= Stated problem =
It is required that the lines from the top of the listing through the line with "(rec) at (620.5,542.5)" be reproduced exactly, excluding pictures.

= Dataset content =

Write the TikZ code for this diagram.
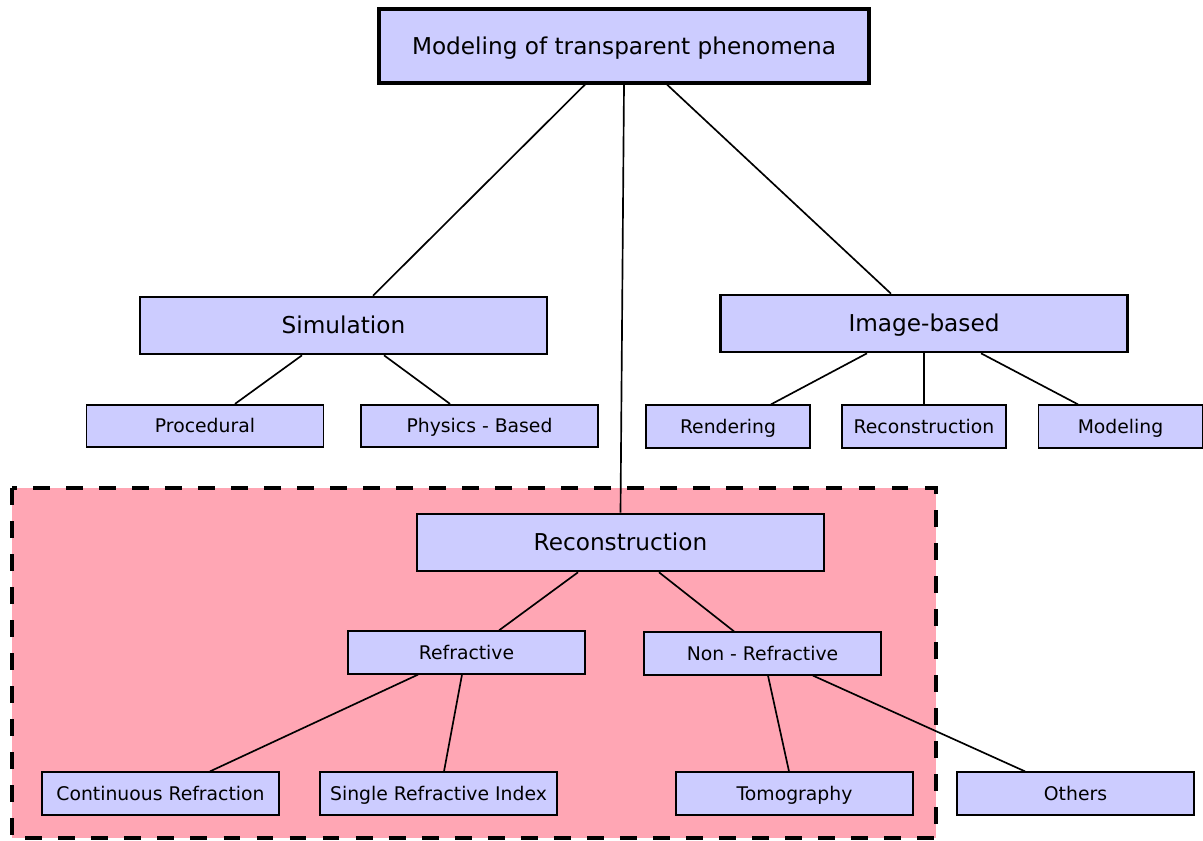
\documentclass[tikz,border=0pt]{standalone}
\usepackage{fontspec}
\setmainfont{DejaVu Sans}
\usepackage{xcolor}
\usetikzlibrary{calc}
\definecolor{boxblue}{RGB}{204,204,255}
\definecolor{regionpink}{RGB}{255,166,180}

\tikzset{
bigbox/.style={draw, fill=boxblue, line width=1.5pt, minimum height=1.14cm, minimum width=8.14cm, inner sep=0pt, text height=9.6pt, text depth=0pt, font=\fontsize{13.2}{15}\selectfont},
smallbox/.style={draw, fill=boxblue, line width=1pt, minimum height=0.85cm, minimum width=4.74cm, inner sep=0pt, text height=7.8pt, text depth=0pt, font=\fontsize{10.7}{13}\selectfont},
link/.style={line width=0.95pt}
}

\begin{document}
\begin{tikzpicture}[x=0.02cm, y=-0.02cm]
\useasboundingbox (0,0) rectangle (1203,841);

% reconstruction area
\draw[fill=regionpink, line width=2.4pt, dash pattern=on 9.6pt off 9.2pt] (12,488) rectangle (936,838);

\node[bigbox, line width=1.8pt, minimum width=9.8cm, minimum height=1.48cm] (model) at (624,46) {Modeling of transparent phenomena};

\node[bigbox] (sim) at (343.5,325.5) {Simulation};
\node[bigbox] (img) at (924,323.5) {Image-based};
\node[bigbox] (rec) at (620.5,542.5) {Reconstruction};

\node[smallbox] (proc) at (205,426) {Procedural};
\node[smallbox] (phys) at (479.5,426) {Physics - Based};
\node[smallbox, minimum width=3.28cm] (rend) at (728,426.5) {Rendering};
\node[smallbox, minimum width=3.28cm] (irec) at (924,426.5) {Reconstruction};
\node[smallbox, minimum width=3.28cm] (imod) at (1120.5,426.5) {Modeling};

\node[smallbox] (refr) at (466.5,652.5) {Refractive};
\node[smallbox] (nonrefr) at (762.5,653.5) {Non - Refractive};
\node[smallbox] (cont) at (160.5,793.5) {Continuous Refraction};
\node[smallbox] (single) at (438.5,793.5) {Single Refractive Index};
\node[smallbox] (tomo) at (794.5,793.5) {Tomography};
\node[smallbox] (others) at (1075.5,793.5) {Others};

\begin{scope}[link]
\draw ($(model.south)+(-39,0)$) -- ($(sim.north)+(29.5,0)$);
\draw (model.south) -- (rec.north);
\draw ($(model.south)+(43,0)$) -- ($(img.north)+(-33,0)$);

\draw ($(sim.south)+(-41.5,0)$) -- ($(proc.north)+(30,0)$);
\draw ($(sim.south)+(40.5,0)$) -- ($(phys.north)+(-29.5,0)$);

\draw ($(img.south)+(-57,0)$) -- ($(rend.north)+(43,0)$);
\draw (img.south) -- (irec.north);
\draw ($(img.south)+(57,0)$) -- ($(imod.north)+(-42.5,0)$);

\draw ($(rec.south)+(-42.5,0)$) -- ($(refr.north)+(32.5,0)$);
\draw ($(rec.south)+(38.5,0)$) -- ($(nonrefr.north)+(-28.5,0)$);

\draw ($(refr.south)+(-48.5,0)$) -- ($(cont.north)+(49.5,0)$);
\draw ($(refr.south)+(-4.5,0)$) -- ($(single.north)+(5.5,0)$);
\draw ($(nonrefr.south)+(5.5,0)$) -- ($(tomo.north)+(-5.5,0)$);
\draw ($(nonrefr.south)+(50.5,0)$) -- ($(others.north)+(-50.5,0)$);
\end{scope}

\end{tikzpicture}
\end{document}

= Solution for this exercise =
Write the TikZ code for this diagram.
\documentclass[tikz,border=0pt]{standalone}
\usepackage{fontspec}
\setmainfont{DejaVu Sans}
\usepackage{xcolor}
\usetikzlibrary{calc}
\definecolor{boxblue}{RGB}{204,204,255}
\definecolor{regionpink}{RGB}{255,166,180}

\tikzset{
bigbox/.style={draw, fill=boxblue, line width=1.5pt, minimum height=1.14cm, minimum width=8.14cm, inner sep=0pt, text height=9.6pt, text depth=0pt, font=\fontsize{13.2}{15}\selectfont},
smallbox/.style={draw, fill=boxblue, line width=1pt, minimum height=0.85cm, minimum width=4.74cm, inner sep=0pt, text height=7.8pt, text depth=0pt, font=\fontsize{10.7}{13}\selectfont},
link/.style={line width=0.95pt}
}

\begin{document}
\begin{tikzpicture}[x=0.02cm, y=-0.02cm]
\useasboundingbox (0,0) rectangle (1203,841);

% reconstruction area
\draw[fill=regionpink, line width=2.4pt, dash pattern=on 9.6pt off 9.2pt] (12,488) rectangle (936,838);

\node[bigbox, line width=1.8pt, minimum width=9.8cm, minimum height=1.48cm] (model) at (624,46) {Modeling of transparent phenomena};

\node[bigbox] (sim) at (343.5,325.5) {Simulation};
\node[bigbox] (img) at (924,323.5) {Image-based};
\node[bigbox] (rec) at (620.5,542.5) {Reconstruction};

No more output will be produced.